-- START Recorded data --

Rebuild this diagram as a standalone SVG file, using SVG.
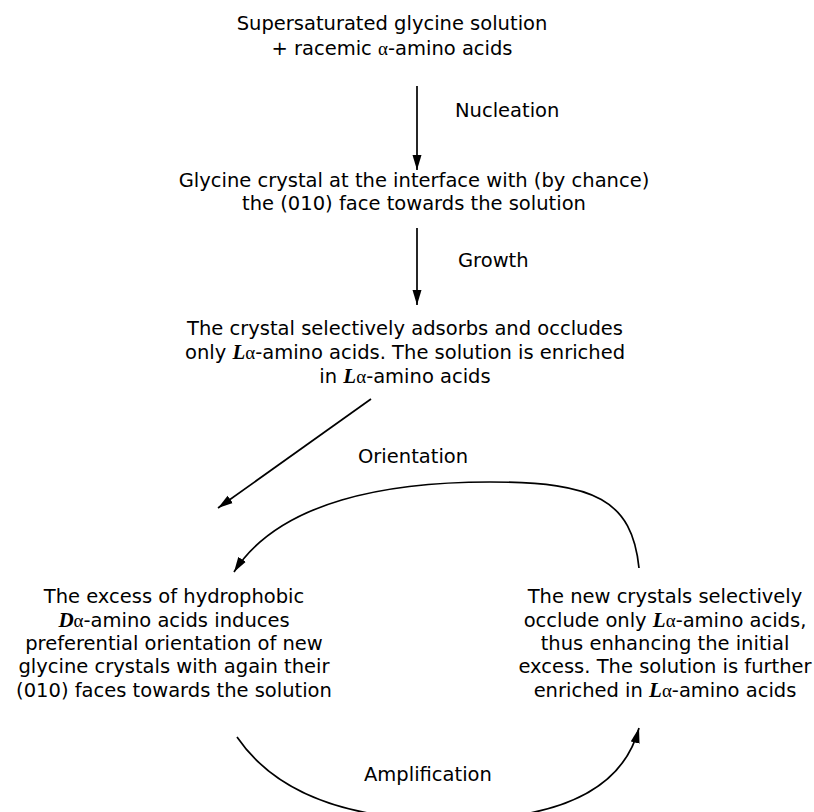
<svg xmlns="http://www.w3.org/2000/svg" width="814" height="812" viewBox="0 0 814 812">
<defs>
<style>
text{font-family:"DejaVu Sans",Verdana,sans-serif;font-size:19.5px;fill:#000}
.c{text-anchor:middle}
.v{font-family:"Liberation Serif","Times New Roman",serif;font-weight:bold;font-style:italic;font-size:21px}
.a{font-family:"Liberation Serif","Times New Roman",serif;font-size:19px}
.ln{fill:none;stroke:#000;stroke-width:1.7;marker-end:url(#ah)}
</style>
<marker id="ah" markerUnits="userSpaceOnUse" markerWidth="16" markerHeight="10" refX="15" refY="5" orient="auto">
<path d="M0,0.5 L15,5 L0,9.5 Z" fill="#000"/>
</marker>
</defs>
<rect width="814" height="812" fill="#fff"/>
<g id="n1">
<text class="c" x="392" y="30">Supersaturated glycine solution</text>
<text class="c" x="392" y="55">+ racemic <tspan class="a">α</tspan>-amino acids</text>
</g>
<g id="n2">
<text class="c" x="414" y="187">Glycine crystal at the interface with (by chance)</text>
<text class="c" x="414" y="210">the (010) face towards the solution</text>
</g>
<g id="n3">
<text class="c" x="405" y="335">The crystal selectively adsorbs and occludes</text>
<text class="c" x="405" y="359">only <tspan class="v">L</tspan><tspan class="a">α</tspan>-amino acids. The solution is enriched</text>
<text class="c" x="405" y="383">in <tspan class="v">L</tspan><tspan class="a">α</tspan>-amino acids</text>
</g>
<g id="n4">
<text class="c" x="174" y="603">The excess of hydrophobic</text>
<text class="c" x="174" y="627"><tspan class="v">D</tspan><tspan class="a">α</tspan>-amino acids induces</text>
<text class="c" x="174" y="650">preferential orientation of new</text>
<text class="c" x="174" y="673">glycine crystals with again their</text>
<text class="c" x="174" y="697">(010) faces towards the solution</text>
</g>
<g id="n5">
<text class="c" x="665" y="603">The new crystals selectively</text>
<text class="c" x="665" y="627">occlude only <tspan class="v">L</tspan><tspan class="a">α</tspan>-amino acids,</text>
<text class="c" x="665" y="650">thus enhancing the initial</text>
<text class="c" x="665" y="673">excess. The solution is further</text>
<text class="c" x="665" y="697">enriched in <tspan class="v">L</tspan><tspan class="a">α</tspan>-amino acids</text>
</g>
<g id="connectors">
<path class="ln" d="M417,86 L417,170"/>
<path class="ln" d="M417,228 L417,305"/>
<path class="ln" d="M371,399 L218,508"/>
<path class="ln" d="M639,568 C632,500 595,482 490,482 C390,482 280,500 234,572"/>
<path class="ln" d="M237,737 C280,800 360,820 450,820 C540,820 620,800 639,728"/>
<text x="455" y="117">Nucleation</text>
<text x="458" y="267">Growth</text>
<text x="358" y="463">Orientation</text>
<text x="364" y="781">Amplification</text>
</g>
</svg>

-- END Recorded data --

Your goal >>
Repeat the data above exactly, but not the pictures.

Result of the exercise >>
Rebuild this diagram as a standalone SVG file, using SVG.
<svg xmlns="http://www.w3.org/2000/svg" width="814" height="812" viewBox="0 0 814 812">
<defs>
<style>
text{font-family:"DejaVu Sans",Verdana,sans-serif;font-size:19.5px;fill:#000}
.c{text-anchor:middle}
.v{font-family:"Liberation Serif","Times New Roman",serif;font-weight:bold;font-style:italic;font-size:21px}
.a{font-family:"Liberation Serif","Times New Roman",serif;font-size:19px}
.ln{fill:none;stroke:#000;stroke-width:1.7;marker-end:url(#ah)}
</style>
<marker id="ah" markerUnits="userSpaceOnUse" markerWidth="16" markerHeight="10" refX="15" refY="5" orient="auto">
<path d="M0,0.5 L15,5 L0,9.5 Z" fill="#000"/>
</marker>
</defs>
<rect width="814" height="812" fill="#fff"/>
<g id="n1">
<text class="c" x="392" y="30">Supersaturated glycine solution</text>
<text class="c" x="392" y="55">+ racemic <tspan class="a">α</tspan>-amino acids</text>
</g>
<g id="n2">
<text class="c" x="414" y="187">Glycine crystal at the interface with (by chance)</text>
<text class="c" x="414" y="210">the (010) face towards the solution</text>
</g>
<g id="n3">
<text class="c" x="405" y="335">The crystal selectively adsorbs and occludes</text>
<text class="c" x="405" y="359">only <tspan class="v">L</tspan><tspan class="a">α</tspan>-amino acids. The solution is enriched</text>
<text class="c" x="405" y="383">in <tspan class="v">L</tspan><tspan class="a">α</tspan>-amino acids</text>
</g>
<g id="n4">
<text class="c" x="174" y="603">The excess of hydrophobic</text>
<text class="c" x="174" y="627"><tspan class="v">D</tspan><tspan class="a">α</tspan>-amino acids induces</text>
<text class="c" x="174" y="650">preferential orientation of new</text>
<text class="c" x="174" y="673">glycine crystals with again their</text>
<text class="c" x="174" y="697">(010) faces towards the solution</text>
</g>
<g id="n5">
<text class="c" x="665" y="603">The new crystals selectively</text>
<text class="c" x="665" y="627">occlude only <tspan class="v">L</tspan><tspan class="a">α</tspan>-amino acids,</text>
<text class="c" x="665" y="650">thus enhancing the initial</text>
<text class="c" x="665" y="673">excess. The solution is further</text>
<text class="c" x="665" y="697">enriched in <tspan class="v">L</tspan><tspan class="a">α</tspan>-amino acids</text>
</g>
<g id="connectors">
<path class="ln" d="M417,86 L417,170"/>
<path class="ln" d="M417,228 L417,305"/>
<path class="ln" d="M371,399 L218,508"/>
<path class="ln" d="M639,568 C632,500 595,482 490,482 C390,482 280,500 234,572"/>
<path class="ln" d="M237,737 C280,800 360,820 450,820 C540,820 620,800 639,728"/>
<text x="455" y="117">Nucleation</text>
<text x="458" y="267">Growth</text>
<text x="358" y="463">Orientation</text>
<text x="364" y="781">Amplification</text>
</g>
</svg>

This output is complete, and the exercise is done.